Сколько времени Энок пролежал там, борясь с собой, — он не помнил. В конце концов он вскарабкался на пригорок; но Дьявол не отставал, и омут манил Энока…
И вдруг он услышал чей-то резкий, громкий голос — кто-то пел по ту сторону озера. Это был школьный учитель, Тёнес Туаланд:
Скитался призрак огоньком
Во тьме долин;
Он жаждал обрести свой дом,
Несчастный сын.
Скорбный напев разносился над пустошью в вечерней тишине, пропадая в ней безответно.

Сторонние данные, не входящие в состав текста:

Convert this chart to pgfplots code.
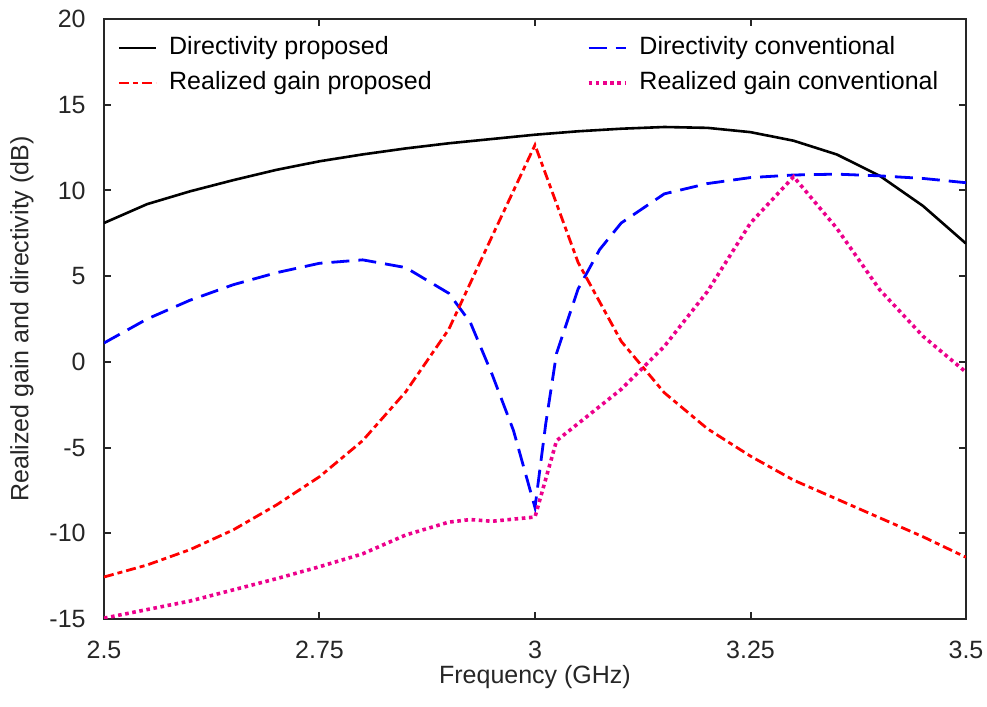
\documentclass[border=0pt]{standalone}
\usepackage{pgfplots}
\pgfplotsset{compat=1.18}
\usepackage{fontspec}
\setmainfont{Liberation Sans}
\definecolor{axgray}{RGB}{38,38,38}
\begin{document}
\fontsize{12.5}{15}\selectfont
\begin{tikzpicture}
\begin{axis}[
  name=ax,
  scale only axis,
  width=431pt, height=300pt,
  xmin=2.5, xmax=3.5, ymin=-15, ymax=20,
  xtick={2.5,2.75,3,3.25,3.5},
  xticklabels={2.5,2.75,3,3.25,3.5},
  ytick={-15,-10,-5,0,5,10,15,20},
  yticklabels={-15,-10,-5,0,5,10,15,20},
  tick align=inside,
  major tick length=3.5pt,
  minor tick num=0,
  axis line style={axgray, line width=1pt},
  every tick/.style={axgray, line width=1pt},
  tick label style={text=axgray, font=\fontsize{12.5}{15}\selectfont},
  xticklabel style={anchor=base, inner sep=0pt, yshift=-20pt},
  yticklabel style={anchor=east, inner sep=0pt, xshift=-9pt},
  xlabel={Frequency (GHz)},
  ylabel={Realized gain and directivity (dB)},
  label style={text=axgray, font=\fontsize{12.5}{15}\selectfont},
  xlabel style={at={(axis description cs:0.5,-0.0967)}, anchor=center},
  ylabel style={at={(axis description cs:-0.0951,0.5)}, anchor=center},
  legend columns=2,
  legend cell align=left,
  legend image code/.code={\draw[#1] (0pt,0pt) -- (18.5pt,0pt);},
  legend style={at={(axis description cs:0,1)}, anchor=north west,
    xshift=6.5pt, yshift=-8.5pt, draw=none, fill=none, inner sep=0pt,
    font=\fontsize{12.5}{15}\selectfont, row sep=6pt,
    nodes={inner sep=0pt, text height=9pt, text depth=2.5pt},
    /tikz/every odd column/.append style={column sep=6pt},
    /tikz/every even column/.append style={column sep=77.5pt}},
]
\addplot[black, line width=1.3pt] coordinates {
(2.50,8.1) (2.55,9.2) (2.60,9.95) (2.65,10.6) (2.70,11.2) (2.75,11.7)
(2.80,12.1) (2.85,12.45) (2.90,12.75) (2.95,13.0) (3.00,13.25) (3.05,13.45)
(3.10,13.6) (3.15,13.7) (3.20,13.65) (3.25,13.4) (3.30,12.9) (3.35,12.1)
(3.40,10.85) (3.45,9.1) (3.50,6.9)};
\addplot[blue, line width=1.4pt, dash pattern=on 9pt off 4.5pt] coordinates {
(2.50,1.1) (2.55,2.5) (2.60,3.6) (2.65,4.5) (2.70,5.2) (2.75,5.75)
(2.80,5.95) (2.85,5.5) (2.90,4.0) (2.925,2.3) (2.95,-0.7) (2.975,-4.0)
(3.00,-8.5) (3.0125,-3.6) (3.025,0.5) (3.05,4.25) (3.075,6.55) (3.10,8.1)
(3.15,9.8) (3.20,10.4) (3.25,10.75) (3.30,10.9) (3.35,10.95) (3.40,10.85)
(3.45,10.7) (3.50,10.45)};
\addplot[red, line width=1.4pt, dash pattern=on 5pt off 2pt on 2.5pt off 2pt] coordinates {
(2.50,-12.55) (2.55,-11.85) (2.60,-10.95) (2.65,-9.8) (2.70,-8.35) (2.75,-6.7)
(2.80,-4.6) (2.85,-1.75) (2.90,1.9) (2.95,7.3) (3.00,12.65) (3.05,5.8)
(3.10,1.2) (3.15,-1.8) (3.20,-3.9) (3.25,-5.5) (3.30,-6.9) (3.35,-8.0)
(3.40,-9.1) (3.45,-10.2) (3.50,-11.4)};
\addplot[magenta, line width=1.8pt, dash pattern=on 1.8pt off 1.8pt] coordinates {
(2.50,-14.95) (2.55,-14.45) (2.60,-13.95) (2.65,-13.3) (2.70,-12.65) (2.75,-11.95)
(2.80,-11.2) (2.85,-10.1) (2.90,-9.35) (2.925,-9.2) (2.95,-9.3) (3.00,-9.05)
(3.025,-4.6) (3.05,-3.6) (3.10,-1.6) (3.15,0.9) (3.20,4.1) (3.25,8.1)
(3.30,10.8) (3.35,7.8) (3.40,4.2) (3.45,1.5) (3.50,-0.6)};
\legend{Directivity proposed, Directivity conventional, Realized gain proposed, Realized gain conventional}
\end{axis}
\pgfresetboundingbox
\useasboundingbox ([xshift=-52pt,yshift=-44pt]ax.south west) rectangle ([xshift=10.5pt,yshift=9.5pt]ax.north east);
\end{tikzpicture}
\end{document}
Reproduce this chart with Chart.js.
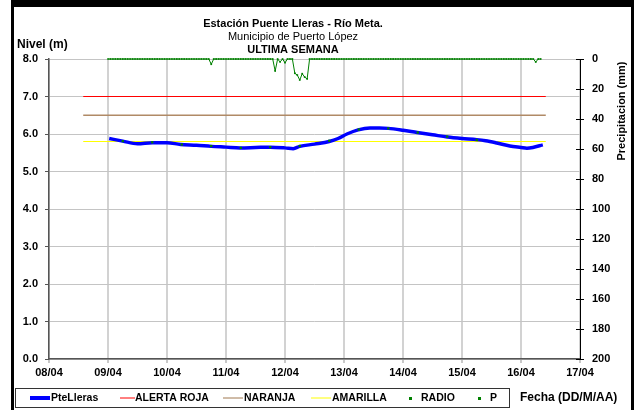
<!DOCTYPE html>
<html>
<head>
<meta charset="utf-8">
<script src="https://cdn.jsdelivr.net/npm/chart.js@4.4.0/dist/chart.umd.min.js"></script>
<style>
  html, body { margin: 0; padding: 0; background: #fff; }
  #wrap { width: 634px; height: 410px; position: relative; }
</style>
</head>
<body>
<div id="wrap"><canvas id="chart" width="634" height="410"></canvas></div>
<script>
// x axis is in days counted from 08/04 00:00
const dayLabels = ['08/04', '09/04', '10/04', '11/04', '12/04', '13/04', '14/04', '15/04', '16/04', '17/04'];

// PteLleras level (m)
const levelDays = [1.02, 1.25, 1.5, 1.75, 2.0, 2.23, 2.5, 2.75, 3.0, 3.24, 3.5, 3.75, 4.0, 4.14, 4.25, 4.5, 4.75, 4.9,
  5.05, 5.24, 5.44, 5.6, 5.75, 6.0, 6.24, 6.5, 6.75, 7.0, 7.25, 7.4, 7.59, 7.81, 8.0, 8.1, 8.2, 8.37];
const levelValues = [5.88, 5.81, 5.74, 5.77, 5.77, 5.72, 5.70, 5.67, 5.65, 5.63, 5.64, 5.65, 5.63, 5.61, 5.67, 5.73, 5.80, 5.88,
  6.00, 6.11, 6.16, 6.16, 6.15, 6.10, 6.04, 5.98, 5.92, 5.88, 5.85, 5.82, 5.76, 5.68, 5.64, 5.62, 5.64, 5.71];

// RADIO readings (m)
const radioDays = [1.25, 1.75, 2.25, 2.75, 3.25, 3.75, 4.25, 4.75, 5.25, 5.75, 6.25, 6.75, 7.25];
const radioValues = [5.81, 5.78, 5.72, 5.68, 5.63, 5.65, 5.68, 5.82, 6.12, 6.15, 6.04, 5.93, 5.84];

// P: hourly precipitation (mm), zero outside the listed hours
const pFirstHour = 24;
const pLastHour = 200;
const rainHours = [66, 92, 94, 96, 100, 101, 102, 103, 104, 105, 198];
const rainMm = [3.5, 8, 2, 2.5, 9.5, 10.7, 14, 9.8, 12, 13.3, 2];

// alert thresholds (m)
const alertSpan = [0.58, 8.42];
const rojaLevel = 7.0;
const naranjaLevel = 6.5;
const amarillaLevel = 5.8;

const FONT = "'Liberation Sans', Arial, sans-serif";

const levelData = levelDays.map((d, i) => ({ x: d, y: levelValues[i] }));
const radioData = radioDays.map((d, i) => ({ x: d, y: radioValues[i] }));
const pData = [];
for (let h = pFirstHour; h <= pLastHour; h++) {
  const k = rainHours.indexOf(h);
  pData.push({ x: h / 24, y: k >= 0 ? rainMm[k] : 0 });
}
const flat = v => alertSpan.map(d => ({ x: d, y: v }));

const framePlugin = {
  id: 'frame',
  afterDraw(chart) {
    const ctx = chart.ctx;
    const area = chart.chartArea;
    ctx.save();
    // black frame
    ctx.fillStyle = '#000';
    ctx.fillRect(11, 0, 623, 7);
    ctx.fillRect(11, 0, 3, 410);
    ctx.fillRect(631, 0, 3, 410);

    // right axis ticks cross the axis line
    const y2 = chart.scales.y2;
    ctx.strokeStyle = '#000';
    ctx.lineWidth = 1;
    y2.ticks.forEach(t => {
      const py = Math.round(y2.getPixelForValue(t.value)) + 0.5;
      ctx.beginPath();
      ctx.moveTo(area.right - 4, py);
      ctx.lineTo(area.right, py);
      ctx.stroke();
    });

    // titles
    ctx.fillStyle = '#000';
    ctx.textAlign = 'center';
    ctx.textBaseline = 'middle';
    ctx.font = 'bold 11px ' + FONT;
    ctx.fillText('Estación Puente Lleras - Río Meta.', 293, 24);
    ctx.font = '11px ' + FONT;
    ctx.fillText('Municipio de Puerto López', 293, 37);
    ctx.font = 'bold 11px ' + FONT;
    ctx.fillText('ULTIMA SEMANA', 293, 50);

    ctx.textAlign = 'left';
    ctx.font = 'bold 12px ' + FONT;
    ctx.fillText('Nivel (m)', 17, 45);

    ctx.save();
    ctx.translate(622, 111);
    ctx.rotate(-Math.PI / 2);
    ctx.textAlign = 'center';
    ctx.font = 'bold 11px ' + FONT;
    ctx.fillText('Precipitacion (mm)', 0, 0);
    ctx.restore();

    // legend box
    ctx.strokeStyle = '#333';
    ctx.strokeRect(15.5, 388.5, 494, 19);
    const ly = 398;
    const seg = (x0, x1, color, w) => {
      ctx.strokeStyle = color;
      ctx.lineWidth = w;
      ctx.beginPath();
      ctx.moveTo(x0, ly);
      ctx.lineTo(x1, ly);
      ctx.stroke();
    };
    seg(30, 50, '#0000ff', 4);
    seg(120, 135, '#ff0000', 1);
    seg(223, 243, '#a07850', 1);
    seg(311, 331, '#ffff00', 1);
    ctx.fillStyle = '#008000';
    ctx.fillRect(409, ly - 1, 3, 3);
    ctx.fillRect(478, ly - 1, 3, 3);

    ctx.fillStyle = '#000';
    ctx.font = 'bold 10.5px ' + FONT;
    ctx.textAlign = 'left';
    ctx.fillText('PteLleras', 51, ly);
    ctx.fillText('ALERTA ROJA', 135, ly);
    ctx.fillText('NARANJA', 244, ly);
    ctx.fillText('AMARILLA', 332, ly);
    ctx.fillText('RADIO', 421, ly);
    ctx.fillText('P', 490, ly);
    ctx.font = 'bold 12px ' + FONT;
    ctx.fillText('Fecha (DD/M/AA)', 520, ly);
    ctx.restore();
  }
};

const tickFont = { family: FONT, size: 11, weight: 'bold' };

new Chart(document.getElementById('chart'), {
  type: 'line',
  data: {
    datasets: [
      {
        label: 'RADIO', data: radioData, yAxisID: 'y', order: 0,
        showLine: false, pointStyle: 'rect', pointRadius: 1.6,
        pointBackgroundColor: '#008000', pointBorderWidth: 0
      },
      {
        label: 'PteLleras', data: levelData, yAxisID: 'y', order: 1,
        borderColor: '#0000ff', borderWidth: 3.5, pointRadius: 0,
        cubicInterpolationMode: 'monotone'
      },
      {
        label: 'P', data: pData, yAxisID: 'y2', order: 2, clip: 4,
        borderColor: '#008000', borderWidth: 1, pointStyle: 'rect', pointRadius: 1.2,
        pointBackgroundColor: '#008000', pointBorderWidth: 0
      },
      {
        label: 'AMARILLA', data: flat(amarillaLevel), yAxisID: 'y', order: 3,
        borderColor: '#ffff00', borderWidth: 1, pointRadius: 0
      },
      {
        label: 'NARANJA', data: flat(naranjaLevel), yAxisID: 'y', order: 4,
        borderColor: '#b08a66', borderWidth: 1.5, pointRadius: 0
      },
      {
        label: 'ALERTA ROJA', data: flat(rojaLevel), yAxisID: 'y', order: 5,
        borderColor: '#ff0000', borderWidth: 1, pointRadius: 0
      }
    ]
  },
  options: {
    responsive: false,
    animation: false,
    layout: { padding: { top: 59, left: 0, right: 0, bottom: 0 } },
    plugins: { legend: { display: false }, tooltip: { enabled: false } },
    scales: {
      x: {
        type: 'linear', min: 0, max: 9,
        afterFit: s => { s.height = 51; },
        ticks: { stepSize: 1, font: tickFont, color: '#000', padding: 3, maxRotation: 0,
          callback: v => dayLabels[v] },
        grid: { color: '#d2d2d2', lineWidth: 2, tickLength: 4, tickColor: '#c8c8c8' },
        border: { color: '#555', width: 1.5 }
      },
      y: {
        position: 'left', min: 0, max: 8,
        afterFit: s => { s.width = 49; },
        ticks: { stepSize: 1, font: tickFont, color: '#000', padding: 7,
          callback: v => v.toFixed(1) },
        grid: { color: '#c4c4c4', lineWidth: 1, tickLength: 4, tickColor: '#555' },
        border: { color: '#555', width: 1.5 }
      },
      y2: {
        position: 'right', min: 0, max: 200, reverse: true,
        afterFit: s => { s.width = 54; },
        ticks: { stepSize: 20, font: tickFont, color: '#000', padding: 8 },
        grid: { drawOnChartArea: false, tickLength: 4, tickColor: '#000' },
        border: { color: '#000', width: 1 }
      }
    }
  },
  plugins: [framePlugin]
});
</script>
</body>
</html>
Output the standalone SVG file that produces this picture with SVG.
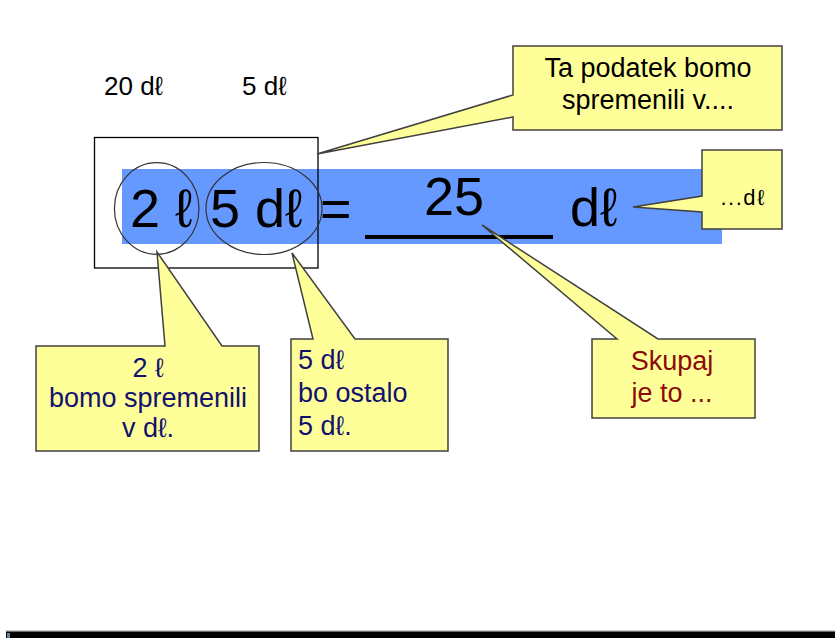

Но Энок слушал его и чувствовал облегчение.
Дождя сырого пелена
Его взяла;
И так сбылась его мечта —
Сгореть дотла.
В чаду болот он был рождён,
Во мгле ночной;
Скитался, жизнью утомлён,
Ища покой.
Песня плыла на юг, всё дальше и дальше; последние слова Энок расслышал с трудом:
Огнём пылая, он спешил —
Сгорев, уснуть,
Обрёл он мир — и завершил
Свой скорбный путь.
Чибис безмолвно кружил над озером. Ручеёк журчал едва слышно, падая с Брекке. По берегам озера стелилась белая дымка, тонкая и прохладная, расползаясь над камышами и прибрежными камушками.
Энок рыдал, зарывшись в зарослях вереска:
— Ты спас меня! Всемогущий Боже, Ты спас меня! Ты услышал мою молитву! Всемогущий, дорогой Господь, Ты внял моим молитвам и спас меня!